Prof Matthew Chalmers he/him
 
						Professor of Computer Science
Mission Priority Areas
For a long time, I worked on mobile systems that logged and analysed vast amounts of data about how and where people used them. After a while, I saw that such analysis could not be ethically neutral, but would always have risks and costs that had to be addressed… especially in commercial systems that incessantly gather and mine data about us. I wound down that old research group, and shifted my work towards more ethical ways to do system design. Around this time, AI grew larger and larger in its appetite for data and its abuse – so unstoppably that I did consider just focusing on teaching, climbing, and playing computer games.

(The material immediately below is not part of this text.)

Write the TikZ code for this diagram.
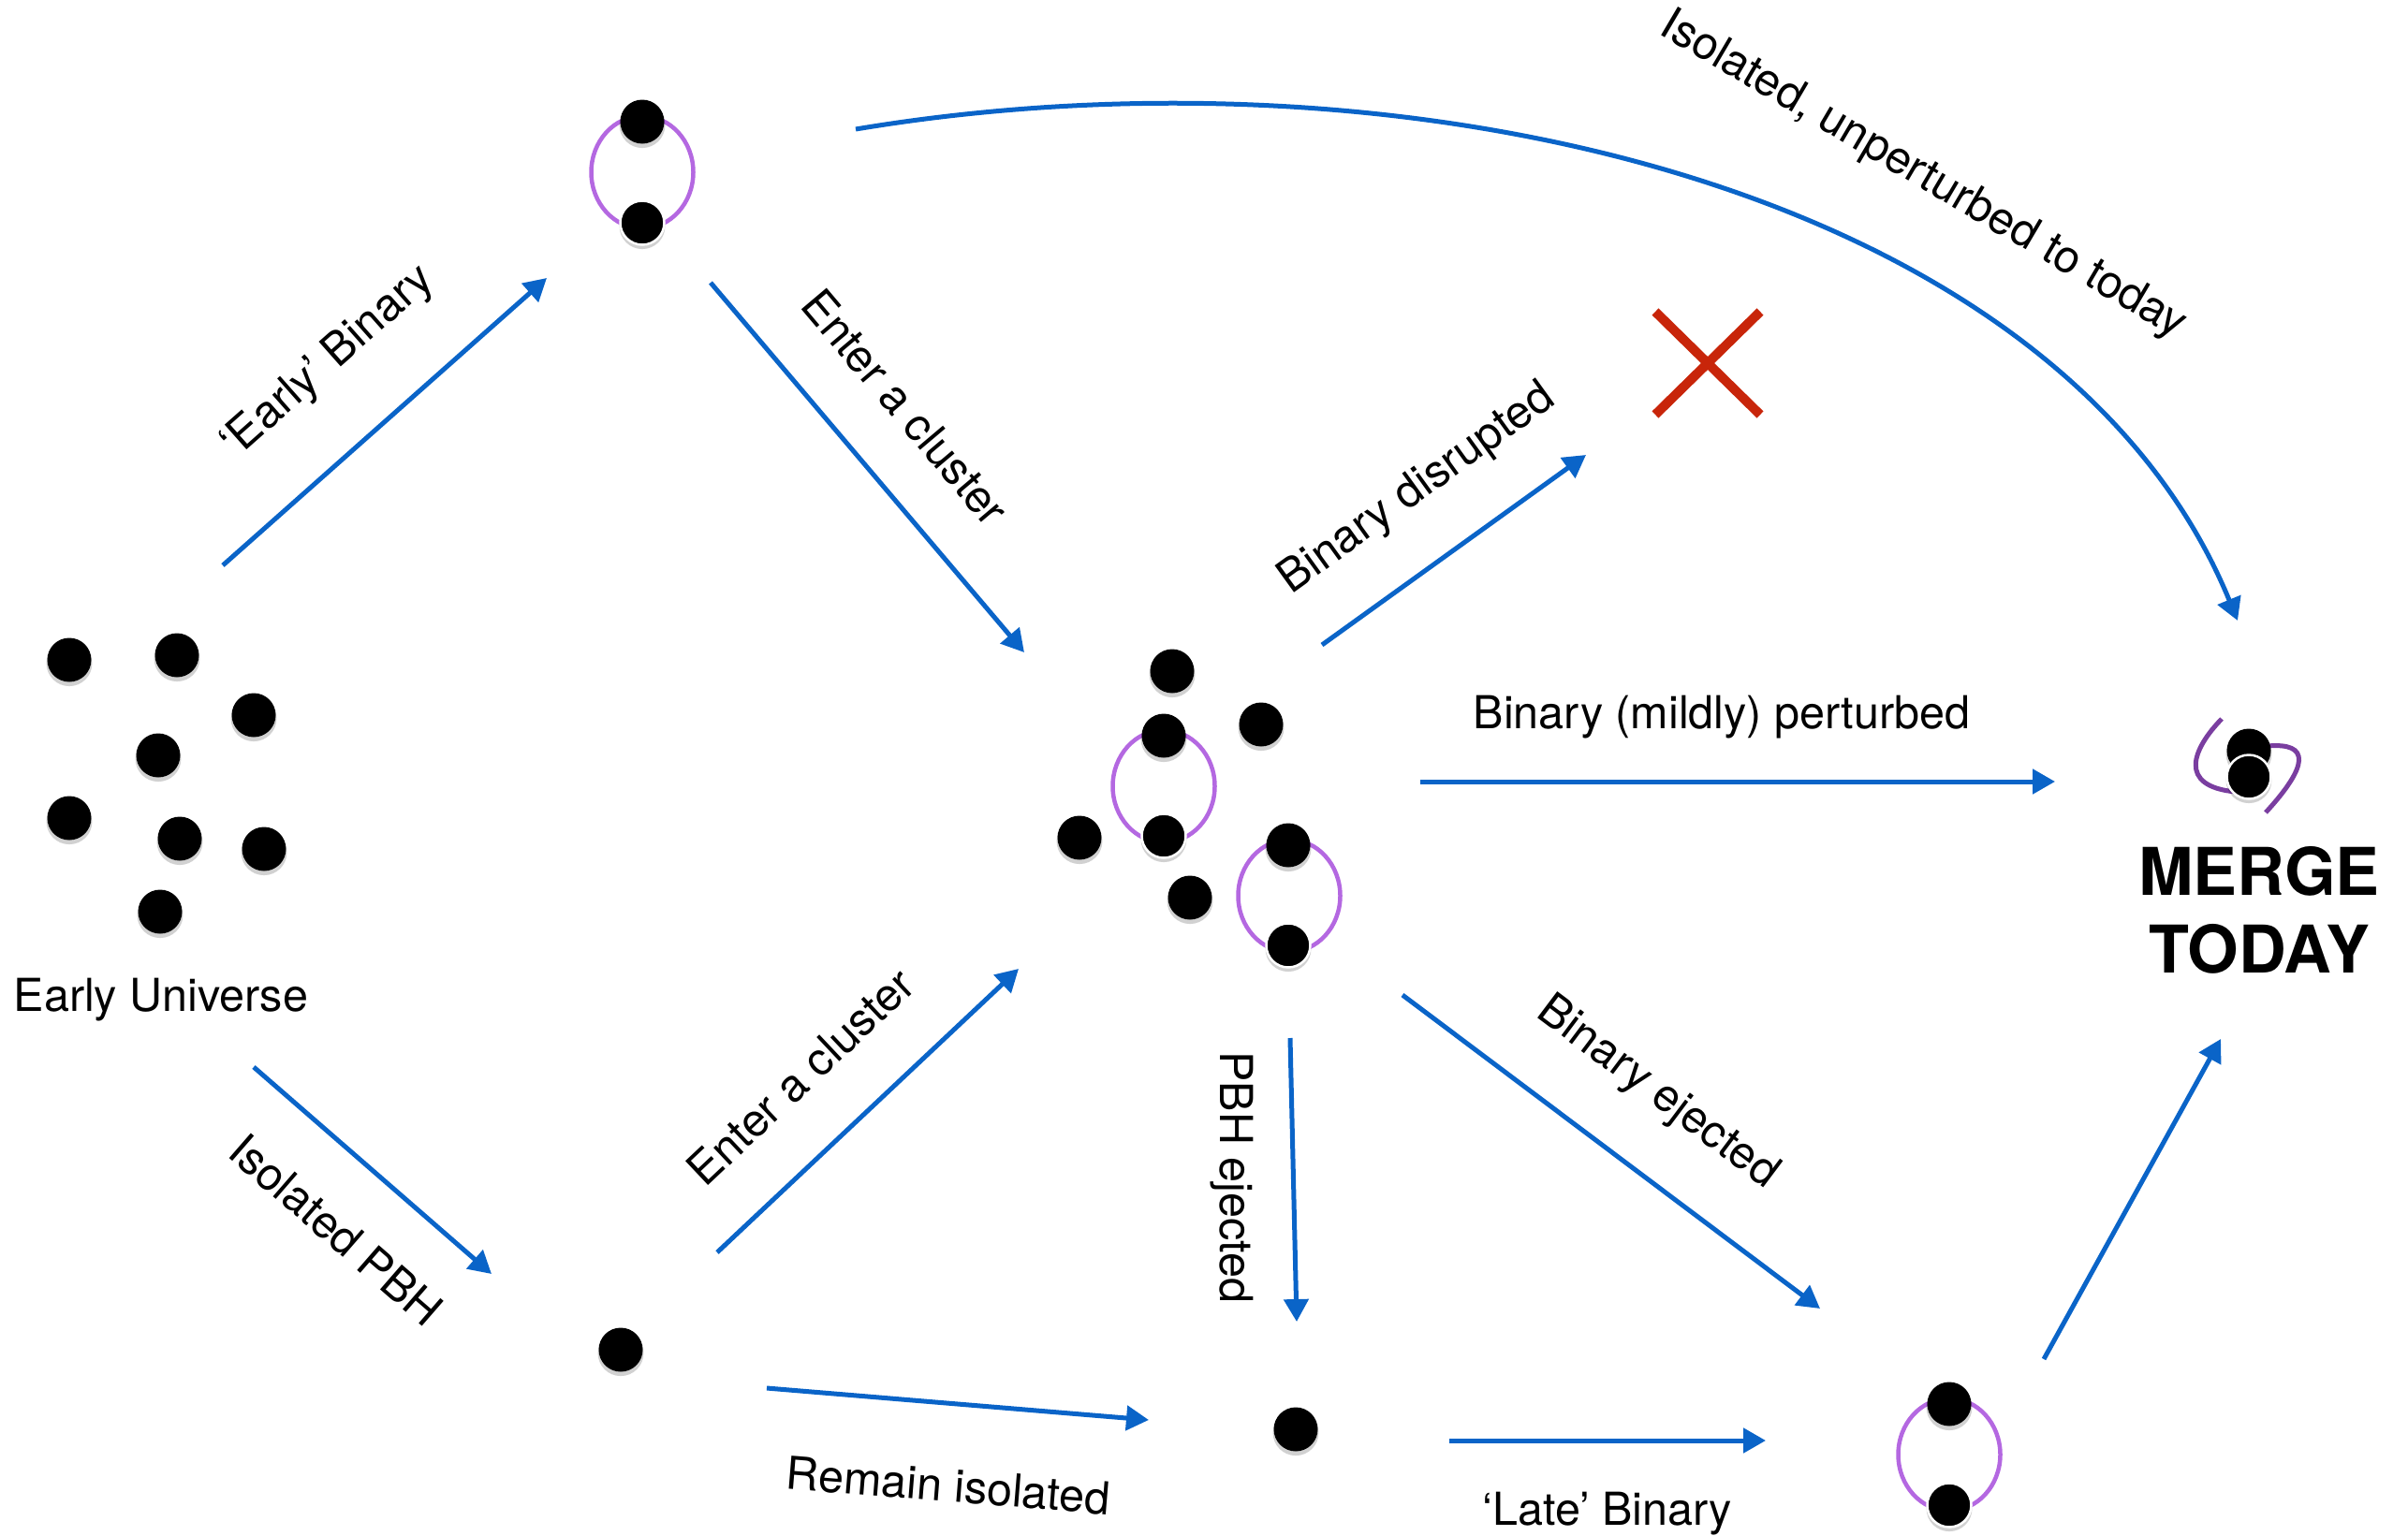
\documentclass[tikz,border=0pt]{standalone}
\usepackage{fontspec}
\setmainfont{TeX Gyre Heros}
\usetikzlibrary{arrows.meta,shapes.geometric,shadows}
\definecolor{arrowblue}{RGB}{10,100,200}
\definecolor{ringpurple}{RGB}{180,104,225}
\definecolor{mergepurple}{RGB}{122,62,160}
\definecolor{crossred}{RGB}{200,37,10}
\begin{document}
\begin{tikzpicture}[x=0.1mm,y=-0.1mm,
  pbh/.style={circle, fill=black, inner sep=0pt, minimum size=4.7mm,
    general shadow={fill=black, opacity=0.18, shadow yshift=-0.35mm, shadow scale=1.04}},
  pbhw/.style={pbh, draw=white, line width=0.25mm},
  ring/.style={ellipse, draw=ringpurple, line width=0.45mm, minimum width=10.9mm, minimum height=12mm, inner sep=0pt},
  flow/.style={draw=arrowblue, line width=0.5mm, -{Triangle[length=2.4mm,width=2.6mm]}},
  lbl/.style={font=\fontsize{13.8pt}{16.5pt}\selectfont, inner sep=0pt},
  mergearc/.style={draw=mergepurple, line width=0.5mm},
  cross/.style={draw=crossred, line width=1mm},
]
\useasboundingbox (0,0) rectangle (2572,1641);

% Early universe
\node[pbh] (eu1) at (74,705) {};
\node[pbh] (eu2) at (189,700) {};
\node[pbh] (eu3) at (271,764) {};
\node[pbh] (eu4) at (169,807) {};
\node[pbh] (eu5) at (74,874) {};
\node[pbh] (eu6) at (192,896) {};
\node[pbh] (eu7) at (282,907) {};
\node[pbh] (eu8) at (171,974) {};
\node[lbl] (eulbl) at (172,1068) {Early Universe};

% Early binary
\node[ring] (ringA) at (686,184) {};
\node[pbh] (bA1) at (686,130) {};
\node[pbhw] (bA2) at (686,238) {};

% Cluster
\node[ring] (ringC1) at (1243,840) {};
\node[ring] (ringC2) at (1377,957) {};
\node[pbh] (cA) at (1252,717) {};
\node[pbh] (cC) at (1347,774) {};
\node[pbh] (cE) at (1153,895) {};
\node[pbh] (cF) at (1271,959) {};
\node[pbh] (c1t) at (1243,786) {};
\node[pbhw] (c1b) at (1243,893) {};
\node[pbh] (c2t) at (1376,903) {};
\node[pbhw] (c2b) at (1376,1010) {};

% Isolated PBH and ejected PBH
\node[pbh] (iso) at (663,1442) {};
\node[pbh] (ej) at (1384,1527) {};

% Late binary
\node[ring] (ringL) at (2082,1554) {};
\node[pbh] (bL1) at (2082,1500) {};
\node[pbhw] (bL2) at (2082,1608) {};

% Merge icon
\draw[mergearc] (2373,768) .. controls (2342,800) and (2325,840) .. (2388,846);
\draw[mergearc] (2422,797) .. controls (2468,793) and (2466,818) .. (2420,868);
\node[pbh] (m1) at (2402,802) {};
\node[pbhw] (m2) at (2402,830) {};
\node[font=\bfseries\fontsize{20pt}{23.6pt}\selectfont, align=center, inner sep=0pt] (merge) at (2413,972) {MERGE\\TODAY};

% Red cross
\draw[cross] (1768,333) -- (1880,443);
\draw[cross] (1880,333) -- (1768,443);

% Arrow end points
\coordinate (a1s) at (238,604);   \coordinate (a1e) at (584,297);
\coordinate (a2s) at (271,1140);  \coordinate (a2e) at (525,1361);
\coordinate (a3s) at (759,302);   \coordinate (a3e) at (1094,697);
\coordinate (a4s) at (766,1338);  \coordinate (a4e) at (1088,1035);
\coordinate (a5s) at (819,1483);  \coordinate (a5e) at (1227,1517);
\coordinate (a6s) at (914,138);   \coordinate (a6e) at (2390,663);
\coordinate (a7s) at (1412,689);  \coordinate (a7e) at (1694,486);
\coordinate (a8s) at (1517,835);  \coordinate (a8e) at (2195,835);
\coordinate (a9s) at (1378,1109); \coordinate (a9e) at (1385,1412);
\coordinate (a10s) at (1498,1063); \coordinate (a10e) at (1944,1398);
\coordinate (a11s) at (1548,1539); \coordinate (a11e) at (1886,1539);
\coordinate (a12s) at (2183,1452); \coordinate (a12e) at (2372,1110);

\draw[flow] (a1s) -- (a1e);
\draw[flow] (a2s) -- (a2e);
\draw[flow] (a3s) -- (a3e);
\draw[flow] (a4s) -- (a4e);
\draw[flow] (a5s) -- (a5e);
\draw[flow] (a6s) .. controls (1500,40) and (2200,200) .. (a6e);
\draw[flow] (a7s) -- (a7e);
\draw[flow] (a8s) -- (a8e);
\draw[flow] (a9s) -- (a9e);
\draw[flow] (a10s) -- (a10e);
\draw[flow] (a11s) -- (a11e);
\draw[flow] (a12s) -- (a12e);

% Labels
\node[lbl, rotate=41.5] (l1) at (351,387) {‘Early’ Binary};
\node[lbl, rotate=-41] (l2) at (359,1314) {Isolated PBH};
\node[lbl, rotate=-49.8] (l3) at (967,435) {Enter a cluster};
\node[lbl, rotate=43.3] (l4) at (855,1150) {Enter a cluster};
\node[lbl, rotate=-4.6] (l5) at (1013,1587) {Remain isolated};
\node[lbl, rotate=-30.5] (l6) at (2054,188) {Isolated, unperturbed to today};
\node[lbl, rotate=35.8] (l7) at (1514,523) {Binary disrupted};
\node[lbl] (l8) at (1839,766) {Binary (mildly) perturbed};
\node[lbl, rotate=-90] (l9) at (1316,1258) {PBH ejected};
\node[lbl, rotate=-36.9] (l10) at (1770,1168) {Binary ejected};
\node[lbl] (l11) at (1717,1617) {‘Late’ Binary};
\end{tikzpicture}
\end{document}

Now, though, I want to do something more positive. I want to apply some of the concepts from my old work to the new setting of AI, in projects that don’t just record or critique AI’s ethical/social/environmental harms, but develop ways to let people better understand how it works, how it doesn’t, how to use it, how to avoid it, and how to undermine or resist — most obviously for those minorities treated with most prejudice by the big tech companies, but also for the wider population. Therefore, I’d like to work with students who can combine such issues in creatively developing new concepts and system designs. Most of my prior students are in the tech industry, although a few have retired early because they made a stack of cash through their own companies, and some are academics (less likely to be so rich!).
With regard to EDI, I was Athena SWAN lead for my school for some years, leading EDI work in my school. I’ve also designed specific funding streams in large projects I led, to let under-represented researchers establish their own projects earlier and more easily that is the norm. After saying that: I am literally an old white male professor! I like some very old-fashioned things, like intellectual rigour, e.g. giving credit to those in disciplines (often far from computing) who established the most powerful critiques, theories and concepts around information and technology. (And computer games.)